Exercise instructions: Print, please, exactly and only the lines between the line holding "Write a LaTeX" and the line holding "(-57pt,-26pt) rectangle (602pt,374pt);", inclusive, omitting any pictures.

--- start of Supplied material ---

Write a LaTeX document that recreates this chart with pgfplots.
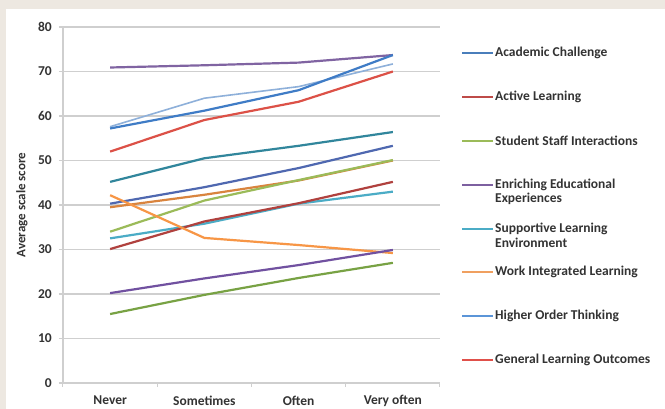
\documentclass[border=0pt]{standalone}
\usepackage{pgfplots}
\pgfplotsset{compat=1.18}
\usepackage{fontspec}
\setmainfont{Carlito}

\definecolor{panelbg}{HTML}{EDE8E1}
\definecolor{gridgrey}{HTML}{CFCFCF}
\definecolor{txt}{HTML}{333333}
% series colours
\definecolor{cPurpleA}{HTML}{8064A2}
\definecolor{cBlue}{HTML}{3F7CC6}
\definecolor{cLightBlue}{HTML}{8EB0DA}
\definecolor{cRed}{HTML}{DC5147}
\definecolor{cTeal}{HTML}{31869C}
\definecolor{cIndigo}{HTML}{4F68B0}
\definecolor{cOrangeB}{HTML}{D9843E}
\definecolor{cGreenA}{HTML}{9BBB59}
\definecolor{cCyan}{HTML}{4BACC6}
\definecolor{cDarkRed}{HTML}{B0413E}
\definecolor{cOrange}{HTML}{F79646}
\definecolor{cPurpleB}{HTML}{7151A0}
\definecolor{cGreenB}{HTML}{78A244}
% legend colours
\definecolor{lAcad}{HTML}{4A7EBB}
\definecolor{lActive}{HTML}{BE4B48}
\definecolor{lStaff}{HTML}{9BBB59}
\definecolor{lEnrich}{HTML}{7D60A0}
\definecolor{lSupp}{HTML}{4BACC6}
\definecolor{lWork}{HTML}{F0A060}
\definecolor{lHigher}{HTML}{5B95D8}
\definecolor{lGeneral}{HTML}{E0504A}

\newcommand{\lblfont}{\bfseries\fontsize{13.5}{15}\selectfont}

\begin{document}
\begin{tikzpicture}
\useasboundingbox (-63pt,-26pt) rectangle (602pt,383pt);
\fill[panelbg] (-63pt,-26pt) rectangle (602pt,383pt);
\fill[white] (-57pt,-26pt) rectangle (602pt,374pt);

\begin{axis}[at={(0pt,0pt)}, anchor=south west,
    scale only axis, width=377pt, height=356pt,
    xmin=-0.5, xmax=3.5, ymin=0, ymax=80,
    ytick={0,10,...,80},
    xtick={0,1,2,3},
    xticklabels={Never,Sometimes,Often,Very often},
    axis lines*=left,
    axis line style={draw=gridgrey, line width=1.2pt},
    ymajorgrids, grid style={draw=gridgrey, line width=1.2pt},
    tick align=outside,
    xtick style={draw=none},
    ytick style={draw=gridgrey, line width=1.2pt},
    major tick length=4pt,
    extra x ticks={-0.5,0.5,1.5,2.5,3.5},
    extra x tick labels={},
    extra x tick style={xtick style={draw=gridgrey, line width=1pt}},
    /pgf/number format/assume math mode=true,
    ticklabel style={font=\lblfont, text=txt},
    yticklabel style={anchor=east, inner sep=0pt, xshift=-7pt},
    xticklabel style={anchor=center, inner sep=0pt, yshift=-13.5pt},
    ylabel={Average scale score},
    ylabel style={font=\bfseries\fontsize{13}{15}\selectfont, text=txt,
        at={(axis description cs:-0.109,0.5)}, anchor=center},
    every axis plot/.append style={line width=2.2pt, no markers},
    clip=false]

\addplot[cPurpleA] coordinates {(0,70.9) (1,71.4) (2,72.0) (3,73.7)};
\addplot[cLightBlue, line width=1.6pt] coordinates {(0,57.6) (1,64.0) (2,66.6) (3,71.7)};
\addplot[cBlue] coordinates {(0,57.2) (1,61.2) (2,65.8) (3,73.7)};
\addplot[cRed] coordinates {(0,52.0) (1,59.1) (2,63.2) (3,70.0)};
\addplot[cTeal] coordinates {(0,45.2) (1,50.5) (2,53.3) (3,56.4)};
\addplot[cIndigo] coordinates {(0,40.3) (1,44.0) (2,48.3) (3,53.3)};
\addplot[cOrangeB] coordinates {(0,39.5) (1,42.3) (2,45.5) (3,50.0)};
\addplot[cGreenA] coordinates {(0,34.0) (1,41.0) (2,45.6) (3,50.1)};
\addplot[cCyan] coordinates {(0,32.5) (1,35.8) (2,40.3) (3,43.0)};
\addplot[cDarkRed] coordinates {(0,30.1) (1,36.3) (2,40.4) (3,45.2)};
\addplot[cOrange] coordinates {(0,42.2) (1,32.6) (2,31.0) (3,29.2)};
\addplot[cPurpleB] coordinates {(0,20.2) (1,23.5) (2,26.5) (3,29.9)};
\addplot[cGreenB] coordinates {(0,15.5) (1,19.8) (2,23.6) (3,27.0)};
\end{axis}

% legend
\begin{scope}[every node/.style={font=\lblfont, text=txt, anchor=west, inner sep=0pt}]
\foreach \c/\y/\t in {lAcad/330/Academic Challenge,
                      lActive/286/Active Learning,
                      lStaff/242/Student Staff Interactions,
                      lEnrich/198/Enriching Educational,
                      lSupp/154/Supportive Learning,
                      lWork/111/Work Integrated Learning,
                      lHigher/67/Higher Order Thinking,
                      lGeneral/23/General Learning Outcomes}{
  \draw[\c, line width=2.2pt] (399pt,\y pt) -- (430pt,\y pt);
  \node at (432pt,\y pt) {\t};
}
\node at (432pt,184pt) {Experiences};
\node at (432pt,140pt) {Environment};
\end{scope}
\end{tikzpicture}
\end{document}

--- end of Supplied material ---
--- start of Supplied material ---

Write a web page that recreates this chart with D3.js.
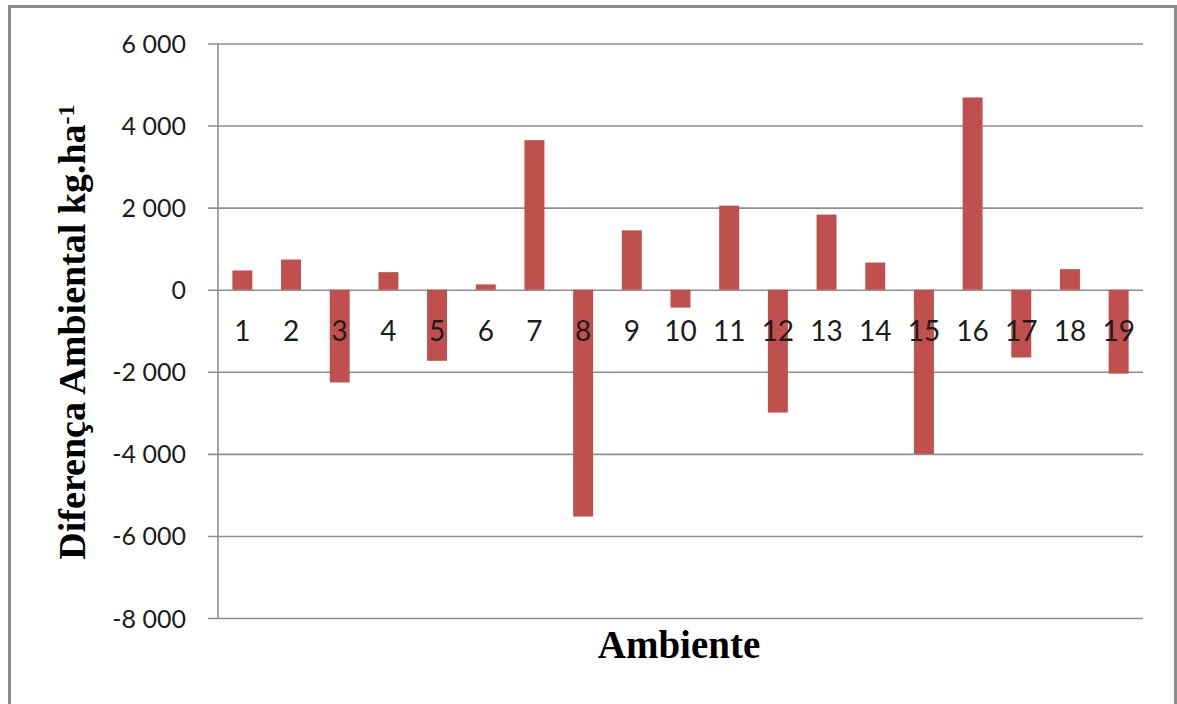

--- end of Supplied material ---

Task response:
Write a LaTeX document that recreates this chart with pgfplots.
\documentclass[border=0pt]{standalone}
\usepackage{pgfplots}
\pgfplotsset{compat=1.18}
\usepackage{fontspec}
\setmainfont{Carlito}

\definecolor{panelbg}{HTML}{EDE8E1}
\definecolor{gridgrey}{HTML}{CFCFCF}
\definecolor{txt}{HTML}{333333}
% series colours
\definecolor{cPurpleA}{HTML}{8064A2}
\definecolor{cBlue}{HTML}{3F7CC6}
\definecolor{cLightBlue}{HTML}{8EB0DA}
\definecolor{cRed}{HTML}{DC5147}
\definecolor{cTeal}{HTML}{31869C}
\definecolor{cIndigo}{HTML}{4F68B0}
\definecolor{cOrangeB}{HTML}{D9843E}
\definecolor{cGreenA}{HTML}{9BBB59}
\definecolor{cCyan}{HTML}{4BACC6}
\definecolor{cDarkRed}{HTML}{B0413E}
\definecolor{cOrange}{HTML}{F79646}
\definecolor{cPurpleB}{HTML}{7151A0}
\definecolor{cGreenB}{HTML}{78A244}
% legend colours
\definecolor{lAcad}{HTML}{4A7EBB}
\definecolor{lActive}{HTML}{BE4B48}
\definecolor{lStaff}{HTML}{9BBB59}
\definecolor{lEnrich}{HTML}{7D60A0}
\definecolor{lSupp}{HTML}{4BACC6}
\definecolor{lWork}{HTML}{F0A060}
\definecolor{lHigher}{HTML}{5B95D8}
\definecolor{lGeneral}{HTML}{E0504A}

\newcommand{\lblfont}{\bfseries\fontsize{13.5}{15}\selectfont}

\begin{document}
\begin{tikzpicture}
\useasboundingbox (-63pt,-26pt) rectangle (602pt,383pt);
\fill[panelbg] (-63pt,-26pt) rectangle (602pt,383pt);
\fill[white] (-57pt,-26pt) rectangle (602pt,374pt);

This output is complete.